- **RECORDED DATA**:
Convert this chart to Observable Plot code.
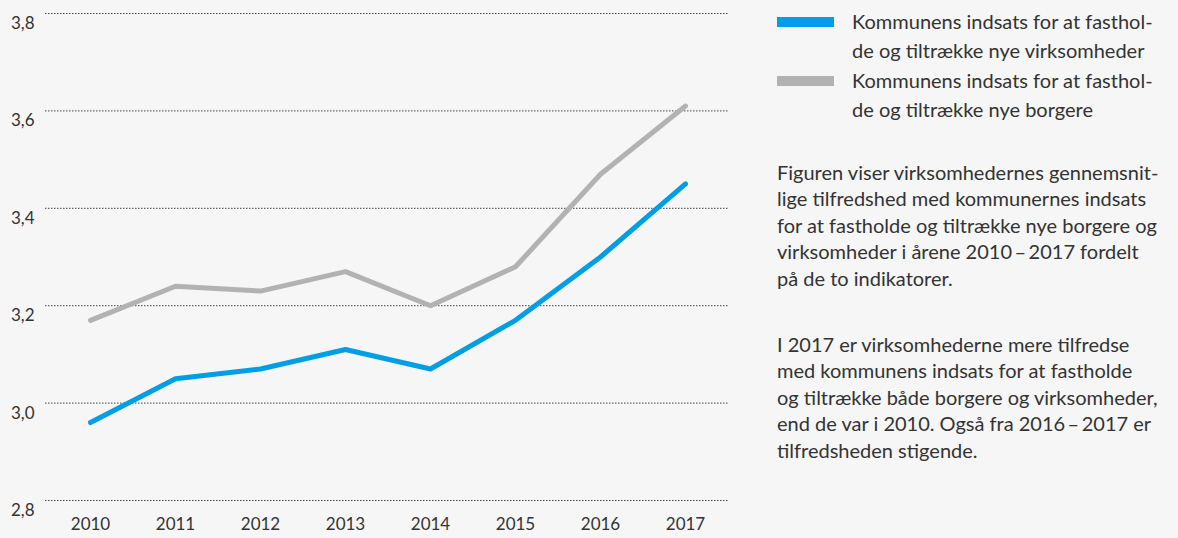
<!DOCTYPE html>
<html>
<head>
<meta charset="utf-8">
<script src="https://cdn.jsdelivr.net/npm/d3@7"></script>
<script src="https://cdn.jsdelivr.net/npm/@observablehq/plot@0.6"></script>
<style>
  html, body { margin: 0; padding: 0; background: #f6f6f6; }
  body { width: 1178px; height: 538px; position: relative; overflow: hidden; font-family: Lato, sans-serif; color: #333; }
  #chart { position: absolute; left: 0; top: 0; }
  .blk { position: absolute; left: 777px; font-size: 20px; white-space: nowrap; }
  .leg { line-height: 29px; padding-left: 75px; }
  .sw { position: absolute; left: 0; width: 57px; height: 10px; }
  .par { line-height: 26.5px; }
</style>
</head>
<body>
<div id="chart"></div>
<div class="blk leg" style="top:6.5px"><span class="sw" style="top:10.5px;background:#009fe3"></span>Kommunens indsats for at fasthol-<br>de og tiltrække nye virksomheder</div>
<div class="blk leg" style="top:65.5px"><span class="sw" style="top:10px;background:#b2b2b2"></span>Kommunens indsats for at fasthol-<br>de og tiltrække nye borgere</div>
<div class="blk par" style="top:158.5px">Figuren viser virksomhedernes gennemsnit-<br>lige tilfredshed med kommunernes indsats<br>for at fastholde og tiltrække nye borgere og<br>virksomheder i årene 2010&#8201;–&#8201;2017 fordelt<br>på de to indikatorer.</div>
<div class="blk par" style="top:330.5px">I 2017 er virksomhederne mere tilfredse<br>med kommunens indsats for at fastholde<br>og tiltrække både borgere og virksomheder,<br>end de var i 2010. Også fra 2016&#8201;–&#8201;2017 er<br>tilfredsheden stigende.</div>
<script>
const years = ["2010","2011","2012","2013","2014","2015","2016","2017"];
const virksomheder = [2.96, 3.05, 3.07, 3.11, 3.07, 3.17, 3.30, 3.45];
const borgere = [3.17, 3.24, 3.23, 3.27, 3.20, 3.28, 3.47, 3.61];
const yTicks = [2.8, 3.0, 3.2, 3.4, 3.6, 3.8];
const seriesNames = ["virksomheder", "borgere"];
const seriesColors = ["#009fe3", "#b2b2b2"];

const data = [];
years.forEach((y, i) => {
  data.push({year: y, value: virksomheder[i], series: "virksomheder"});
  data.push({year: y, value: borgere[i], series: "borgere"});
});

const fmt = d => d.toFixed(1).replace(".", ",");

const chart = Plot.plot({
  width: 740,
  height: 538,
  marginTop: 13,
  marginBottom: 38,
  marginLeft: 45,
  marginRight: 11,
  style: {background: "transparent", fontFamily: "Lato, sans-serif", fontSize: "17px", color: "#333"},
  x: {type: "point", domain: years, padding: 0.5, label: null},
  y: {domain: [2.8, 3.8], label: null},
  color: {domain: seriesNames, range: seriesColors},
  marks: [
    Plot.ruleY(yTicks, {stroke: "#444", strokeWidth: 1, strokeDasharray: "1.5,1.5"}),
    Plot.axisY(yTicks, {tickSize: 0, tickPadding: 11, tickFormat: fmt, dy: 10, fill: "#333", fontSize: 17}),
    Plot.axisX(years, {tickSize: 0, tickPadding: 17, fill: "#333", fontSize: 17}),
    Plot.line(data, {x: "year", y: "value", z: "series", stroke: "series", strokeWidth: 5, strokeLinejoin: "round", strokeLinecap: "round"})
  ]
});
document.getElementById("chart").appendChild(chart);
</script>
</body>
</html>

- **WHAT THE TASK REQUIRES**:
Go through the listing above and write it out again exactly, dropping the pictures.

- **RESULT OF THE EXERCISE**:
Convert this chart to Observable Plot code.
<!DOCTYPE html>
<html>
<head>
<meta charset="utf-8">
<script src="https://cdn.jsdelivr.net/npm/d3@7"></script>
<script src="https://cdn.jsdelivr.net/npm/@observablehq/plot@0.6"></script>
<style>
  html, body { margin: 0; padding: 0; background: #f6f6f6; }
  body { width: 1178px; height: 538px; position: relative; overflow: hidden; font-family: Lato, sans-serif; color: #333; }
  #chart { position: absolute; left: 0; top: 0; }
  .blk { position: absolute; left: 777px; font-size: 20px; white-space: nowrap; }
  .leg { line-height: 29px; padding-left: 75px; }
  .sw { position: absolute; left: 0; width: 57px; height: 10px; }
  .par { line-height: 26.5px; }
</style>
</head>
<body>
<div id="chart"></div>
<div class="blk leg" style="top:6.5px"><span class="sw" style="top:10.5px;background:#009fe3"></span>Kommunens indsats for at fasthol-<br>de og tiltrække nye virksomheder</div>
<div class="blk leg" style="top:65.5px"><span class="sw" style="top:10px;background:#b2b2b2"></span>Kommunens indsats for at fasthol-<br>de og tiltrække nye borgere</div>
<div class="blk par" style="top:158.5px">Figuren viser virksomhedernes gennemsnit-<br>lige tilfredshed med kommunernes indsats<br>for at fastholde og tiltrække nye borgere og<br>virksomheder i årene 2010&#8201;–&#8201;2017 fordelt<br>på de to indikatorer.</div>
<div class="blk par" style="top:330.5px">I 2017 er virksomhederne mere tilfredse<br>med kommunens indsats for at fastholde<br>og tiltrække både borgere og virksomheder,<br>end de var i 2010. Også fra 2016&#8201;–&#8201;2017 er<br>tilfredsheden stigende.</div>
<script>
const years = ["2010","2011","2012","2013","2014","2015","2016","2017"];
const virksomheder = [2.96, 3.05, 3.07, 3.11, 3.07, 3.17, 3.30, 3.45];
const borgere = [3.17, 3.24, 3.23, 3.27, 3.20, 3.28, 3.47, 3.61];
const yTicks = [2.8, 3.0, 3.2, 3.4, 3.6, 3.8];
const seriesNames = ["virksomheder", "borgere"];
const seriesColors = ["#009fe3", "#b2b2b2"];

const data = [];
years.forEach((y, i) => {
  data.push({year: y, value: virksomheder[i], series: "virksomheder"});
  data.push({year: y, value: borgere[i], series: "borgere"});
});

const fmt = d => d.toFixed(1).replace(".", ",");

const chart = Plot.plot({
  width: 740,
  height: 538,
  marginTop: 13,
  marginBottom: 38,
  marginLeft: 45,
  marginRight: 11,
  style: {background: "transparent", fontFamily: "Lato, sans-serif", fontSize: "17px", color: "#333"},
  x: {type: "point", domain: years, padding: 0.5, label: null},
  y: {domain: [2.8, 3.8], label: null},
  color: {domain: seriesNames, range: seriesColors},
  marks: [
    Plot.ruleY(yTicks, {stroke: "#444", strokeWidth: 1, strokeDasharray: "1.5,1.5"}),
    Plot.axisY(yTicks, {tickSize: 0, tickPadding: 11, tickFormat: fmt, dy: 10, fill: "#333", fontSize: 17}),
    Plot.axisX(years, {tickSize: 0, tickPadding: 17, fill: "#333", fontSize: 17}),
    Plot.line(data, {x: "year", y: "value", z: "series", stroke: "series", strokeWidth: 5, strokeLinejoin: "round", strokeLinecap: "round"})
  ]
});
document.getElementById("chart").appendChild(chart);
</script>
</body>
</html>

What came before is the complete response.